O sócio da GS&Consult aponta que nunca houve uma integração ou aproveitamento de sinergias entre o GPA e a Via Varejo.
Para Silveira, o retorno da família Klein à Via Varejo é interessante para a empresa. “Sai o GPA, que não conhecia o segmento, e volta um grupo que tem forte conhecimento e tradição. Vai ser uma concorrência forte para o Magazine Luíza.”
Rebetez destaca que os Klein têm um profundo conhecimento do negócio, sabem bem o comportamento dos consumidores das classes C e D - um grupo que tem entre 40 e 50 milhões de pessoas - e sabem bem da importância do crédito para essas classes.
“Os Klein saíram do comando das Casas Bahia, mas parece que as Casas Bahia nunca saíram dele. Assim que surgiu uma oportunidade para voltar, eles aproveitaram.”
O negócio está estimado em R$ 2,6 bilhões e deve ser concretizado sem dificuldades”, aponta o consultor. Ele aponta que a família Klein tem fácil acesso a investidores e bancos. A família também foi beneficiada pelo ambiente econômico mais retraído, o que, segundo ele, favoreceu a operação.
O GPA também se beneficia da transação, ressalta Ilan Arbetman, analista da Ativa Investimentos. “Eles passam a focar sua atenção em um segmento onde as margens são maiores do que no varejo de eletroeletrônicos, que é muito mais cíclico.”
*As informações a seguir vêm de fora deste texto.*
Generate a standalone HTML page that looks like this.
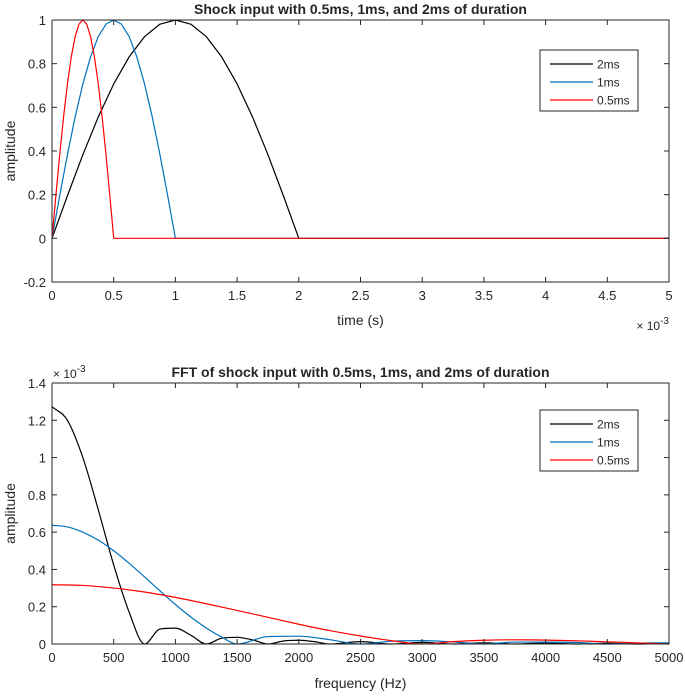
<!DOCTYPE html>
<html><head><meta charset="utf-8"><style>
html,body{margin:0;padding:0;background:#fff;}
svg text{font-family:"Liberation Sans",Arial,sans-serif;fill:#262626;}
</style></head><body>
<svg id="fig" width="685" height="692" viewBox="0 0 685 692"></svg>
<script>
// Top chart data (time in ms, i.e. ×10^-3 s)
const tTicks=[0,0.5,1,1.5,2,2.5,3,3.5,4,4.5,5];
const tTickLabels=["0","0.5","1","1.5","2","2.5","3","3.5","4","4.5","5"];
const ampTicks=[-0.2,0,0.2,0.4,0.6,0.8,1];
const ampTickLabels=["-0.2","0","0.2","0.4","0.6","0.8","1"];
const t2ms=[0,0.125,0.25,0.375,0.5,0.625,0.75,0.875,1,1.125,1.25,1.375,1.5,1.625,1.75,1.875,2,5];
const a2ms=[0,0.195,0.383,0.556,0.707,0.831,0.924,0.981,1,0.981,0.924,0.831,0.707,0.556,0.383,0.195,0,0];
const t1ms=[0,0.0625,0.125,0.1875,0.25,0.3125,0.375,0.4375,0.5,0.5625,0.625,0.6875,0.75,0.8125,0.875,0.9375,1,5];
const a1ms=[0,0.195,0.383,0.556,0.707,0.831,0.924,0.981,1,0.981,0.924,0.831,0.707,0.556,0.383,0.195,0,0];
const t05ms=[0,0.03125,0.0625,0.09375,0.125,0.15625,0.1875,0.21875,0.25,0.28125,0.3125,0.34375,0.375,0.40625,0.4375,0.46875,0.5,5];
const a05ms=[0,0.195,0.383,0.556,0.707,0.831,0.924,0.981,1,0.981,0.924,0.831,0.707,0.556,0.383,0.195,0,0];
// Bottom chart data (frequency Hz, amplitude ×10^-3)
const fTicks=[0,500,1000,1500,2000,2500,3000,3500,4000,4500,5000];
const fTickLabels=["0","500","1000","1500","2000","2500","3000","3500","4000","4500","5000"];
const fAmpTicks=[0,0.2,0.4,0.6,0.8,1,1.2,1.4];
const fAmpTickLabels=["0","0.2","0.4","0.6","0.8","1","1.2","1.4"];
const f2ms=[0,125,250,375,500,625,750,875,1000,1125,1250,1375,1500,1625,1750,1875,2000,2125,2250,2500,2750,3000,3250,3500,3750,4000,4250,4500,4750,5000];
const F2ms=[1.273,1.2,1.0,0.72,0.424,0.171,0,0.08,0.085,0.047,0,0.031,0.036,0.022,0,0.016,0.02,0.0126,0,0.0129,0,0.0089,0,0.0065,0,0.005,0,0.004,0,0.003];
const f1ms=[0,125,250,375,500,625,750,875,1000,1125,1250,1375,1500,1750,2000,2250,2500,2750,3000,3250,3500,3750,4000,4250,4500,4750,5000];
const F1ms=[0.637,0.628,0.6,0.557,0.5,0.433,0.36,0.285,0.212,0.145,0.086,0.037,0,0.04,0.042,0.023,0,0.015,0.018,0.011,0,0.0104,0.0101,0.008,0,0.005,0.0064];
const f05ms=[0,250,500,750,1000,1250,1500,1750,2000,2250,2500,2750,3000,3250,3500,3750,4000,4250,4500,4750,5000];
const F05ms=[0.318,0.314,0.3,0.279,0.25,0.216,0.18,0.143,0.106,0.072,0.043,0.018,0,0.0127,0.02,0.0225,0.021,0.017,0.0117,0.0057,0];
const legendLabels=["2ms","1ms","0.5ms"];
const colors=["#000000","#0072BD","#FF0000"];

const NS="http://www.w3.org/2000/svg";
const svg=document.getElementById('fig');
function mk(tag,attrs,parent){const e=document.createElementNS(NS,tag);for(const k in attrs)e.setAttribute(k,attrs[k]);(parent||svg).appendChild(e);return e;}
function monoPath(xs,ys){
  const n=xs.length;if(n<2)return "";
  const d=[],m=[];
  for(let i=0;i<n-1;i++)d.push((ys[i+1]-ys[i])/(xs[i+1]-xs[i]));
  m[0]=d[0];m[n-1]=d[n-2];
  for(let i=1;i<n-1;i++){m[i]=(d[i-1]*d[i]<=0)?0:(d[i-1]+d[i])/2;}
  for(let i=0;i<n-1;i++){if(d[i]===0){m[i]=0;m[i+1]=0;continue;}
    const a=m[i]/d[i],b=m[i+1]/d[i],s=a*a+b*b;if(s>9){const t=3/Math.sqrt(s);m[i]=t*a*d[i];m[i+1]=t*b*d[i];}}
  let p="M"+xs[0].toFixed(2)+","+ys[0].toFixed(2);
  for(let i=0;i<n-1;i++){const h=xs[i+1]-xs[i];
    p+=" C"+(xs[i]+h/3).toFixed(2)+","+(ys[i]+m[i]*h/3).toFixed(2)+" "+(xs[i+1]-h/3).toFixed(2)+","+(ys[i+1]-m[i+1]*h/3).toFixed(2)+" "+xs[i+1].toFixed(2)+","+ys[i+1].toFixed(2);}
  return p;
}
function drawChart(o){
  const g=mk('g',{});
  
  
  const X=v=>o.x0+(v-o.xmin)/(o.xmax-o.xmin)*(o.x1-o.x0);
  const Y=v=>o.y0-(v-o.ymin)/(o.ymax-o.ymin)*(o.y0-o.y1);
  const box=mk('rect',{x:o.x0,y:o.y1,width:o.x1-o.x0,height:o.y0-o.y1,fill:'#fff',stroke:'none'},g);
  
  
  o.series.forEach((s,i)=>{
    const xs=s.x.map(X),ys=s.y.map(Y);
    const lin=s.x.map((v,j)=>(j?"L":"M")+xs[j].toFixed(2)+","+ys[j].toFixed(2)).join(" ");
    const p=mk('path',{d:o.smooth?monoPath(xs,ys):lin,fill:'none',stroke:colors[i],'stroke-width':1.2,'stroke-linejoin':'round'},g);
    
    
  });
  const fr=mk('path',{d:`M${o.x0},${o.y1} V${o.y0} H${o.x1} V${o.y1} H${o.x0}`,fill:'none',stroke:'#262626','stroke-width':1},g);
  
  
  o.xt.forEach((v,i)=>{const x=X(v);
    mk('line',{x1:x,x2:x,y1:o.y0,y2:o.y0-5,stroke:'#262626'},g);
    mk('line',{x1:x,x2:x,y1:o.y1,y2:o.y1+5,stroke:'#262626'},g);
    const t=mk('text',{x:x,y:o.y0+18,'text-anchor':'middle','font-size':13},g);t.textContent=o.xl[i];
    
    
  });
  o.yt.forEach((v,i)=>{const y=Y(v);
    mk('line',{x1:o.x0,x2:o.x0+5,y1:y,y2:y,stroke:'#262626'},g);
    mk('line',{x1:o.x1,x2:o.x1-5,y1:y,y2:y,stroke:'#262626'},g);
    const t=mk('text',{x:o.x0-6,y:y+5,'text-anchor':'end','font-size':13},g);t.textContent=o.yl[i];
    
    
  });
  const ti=mk('text',{x:(o.x0+o.x1)/2,y:o.titleY,'text-anchor':'middle','font-size':14,'font-weight':'bold',fill:'#000'},g);ti.textContent=o.title;
  
  
  const xl=mk('text',{x:(o.x0+o.x1)/2,y:o.xlabY,'text-anchor':'middle','font-size':14},g);xl.textContent=o.xlabel;
  
  
  const cy=(o.y0+o.y1)/2;
  const yl=mk('text',{x:15,y:cy,'text-anchor':'middle','font-size':14,transform:`rotate(-90 15 ${cy})`},g);yl.textContent="amplitude";
  
  
  const ex=mk('text',{x:o.expX,y:o.expY,'font-size':12,'text-anchor':o.expAnchor},g);
  ex.innerHTML='× 10<tspan dy="-6" font-size="10">-3</tspan>';
  
  
  const lg=mk('g',{},g);
  
  
  mk('rect',{x:540,y:o.legY,width:98,height:61,fill:'#fff',stroke:'#262626','stroke-width':1},lg);
  legendLabels.forEach((l,i)=>{const y=o.legY+14+i*18;
    const ln=mk('line',{x1:550,x2:593,y1:y,y2:y,stroke:colors[i],'stroke-width':1.2},lg);
    
    
    const t=mk('text',{x:597,y:y+4.5,'font-size':12},lg);t.textContent=l;
    
    
  });
}
drawChart({name:'shock-input-chart',x0:52,x1:669,y0:282,y1:20,xmin:0,xmax:5,ymin:-0.2,ymax:1,
  xt:tTicks,xl:tTickLabels,yt:ampTicks,yl:ampTickLabels,smooth:false,
  series:[{x:t2ms,y:a2ms},{x:t1ms,y:a1ms},{x:t05ms,y:a05ms}],
  title:"Shock input with 0.5ms, 1ms, and 2ms of duration",titleY:14,xlabel:"time (s)",xlabY:325,
  expX:669,expY:330,expAnchor:'end',legY:50});
drawChart({name:'fft-chart',x0:52,x1:669,y0:644,y1:383,xmin:0,xmax:5000,ymin:0,ymax:1.4,
  xt:fTicks,xl:fTickLabels,yt:fAmpTicks,yl:fAmpTickLabels,smooth:true,
  series:[{x:f2ms,y:F2ms},{x:f1ms,y:F1ms},{x:f05ms,y:F05ms}],
  title:"FFT of shock input with 0.5ms, 1ms, and 2ms of duration",titleY:377,xlabel:"frequency (Hz)",xlabY:688,
  expX:53,expY:378,expAnchor:'start',legY:410});
</script>
</body></html>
A expansão do varejo digital também deve ser uma marca do novo comando da Via Varejo, diz a diretora do Ibevar. “É de se esperar uma reestruturação da operação de e-commerce do grupo.”
Andrade aponta que esse caminho é natural. “A Magalu vem nadando de braçada nesse segmento e a Via Varejo precisará, antes de mais nada, fazer a lição.”
A consolidação do setor
A fusão da Aliansce com a Sonae Sierra, criando um conglomerado com 29 shopping centers, e a união do Magazine Luiza com a Netshoes refletem uma outra tendência no setor: a de consolidação do setor. “Fusões e aquisições tendem a ser cada vez mais comuns no mercado brasileiro, que está cada vez mais maduro”, afirma a executiva do Ibevar.
Essa tendência deve ganhar força com a aprovação da Reforma da Previdência, que poderá contribuir para retomar a confiança dos investidores no mercado brasileiro. Isto, segundo Patrícia, pode contribuir para atrair players internacionais ao mercado brasileira e destravar o consumo.
“Está todo mundo em compasso de espera pela reforma da Previdência. Ultrapassando esta fase as expectativas tendem a melhorar”, diz Rebetez. E um dos primeiros setores a se beneficiar disto, complementa William Teixeira, da Messem Investimentos, é o varejo. “Assim ele voltará a crescer.”
O movimento de consolidação é inevitável, aponta Rebetez. Um dos segmentos em que isto é mais visível é no segmento de delivery. Ele cita o caso da curitibana James que foi adquirida pelo GPA, em dezembro de 2018. “As startups estão se associando ao varejo tradicional e isso acontece em outros setores como o financeiro e de meios de pagamento.”
Outro segmento em que este cenário de consolidação é evidente, e que tem forte ligação com o varejo, é o das maquininhas de pagamento. Os principais players desencadearam uma guerra por fatia de mercado, o que está impactando negativamente nas margens do negócio.